Due Tuesday November 6th in class.
Write a program which presents an ever-changing, imaginative “landscape”. Populate your landscape with features that are suitable for your concept: perhaps trees, buildings, vehicles, animals, people, food items, body parts, hairs, seaweed, space junk, zombies etc. Give consideration to the depth of variation in your landscape: after how much time does your landscape become predictable? How might you forestall this as long as possible? How can you generate a landscape which is both consistent and engaging?

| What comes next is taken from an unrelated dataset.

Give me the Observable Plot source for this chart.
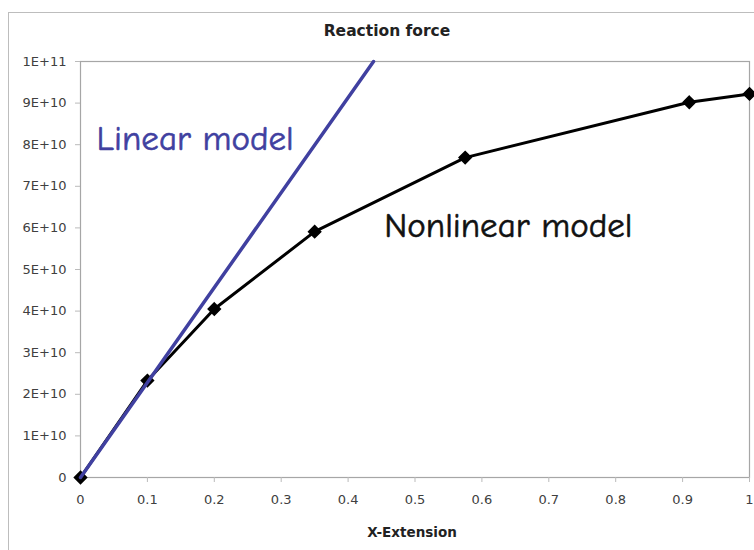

Consider: foreground, middleground, and background “layers”; variation at the macro-scale, meso-scale, and micro-scale; natural and human-made features; utopia, dystopia, and heterotopia; and the potential for surprise, through the placement of infrequent features.
Review these noteworthy examples:
- Daniel Brown generates dystopian housing projects in his beautifully lit fractal series, Travelling by Numbers (2016). http://flic.kr/s/aHskyNR2Tz
- “Fractional noise” mountains (c. 1982) developed by Benoît Mandelbrot and Richard F. Voss at IBM were a landmark in mathematical terrain synthesis. http://www.wired.com/2013/01/mandelbrot-images/
- In Jared Tarbell’s classic Substrate (2003), simulated urban tectonics arise from elementary principles of accretion, branching, and feedback. http://www.complexification.net/gallery/machines/substrate/
- Katie Rose Pipkin generates barren flowerpot landscapes in poetic and mysterious browser work, such as Mirror Lake (2015). http://katierose.itch.io/mirrorlake
- Also Isopeth: http://inconvergent.net//app/isopleth/
Please see:
- the lecture material on randomness in art and computation
- the tutorial on Perlin Noise.
- Here is an example using a class (your landscape should in no way resemble this one if you choose to work with it)
Extension: feel free to experiment with 3D, or mixtures of 2D & 3D
Submission:
- Make a post on this blog with a description of your project, with a bibliography referencing any research materials. Include one or more screenshots or animated gifs of your project and a link to the version on OpenProcessing.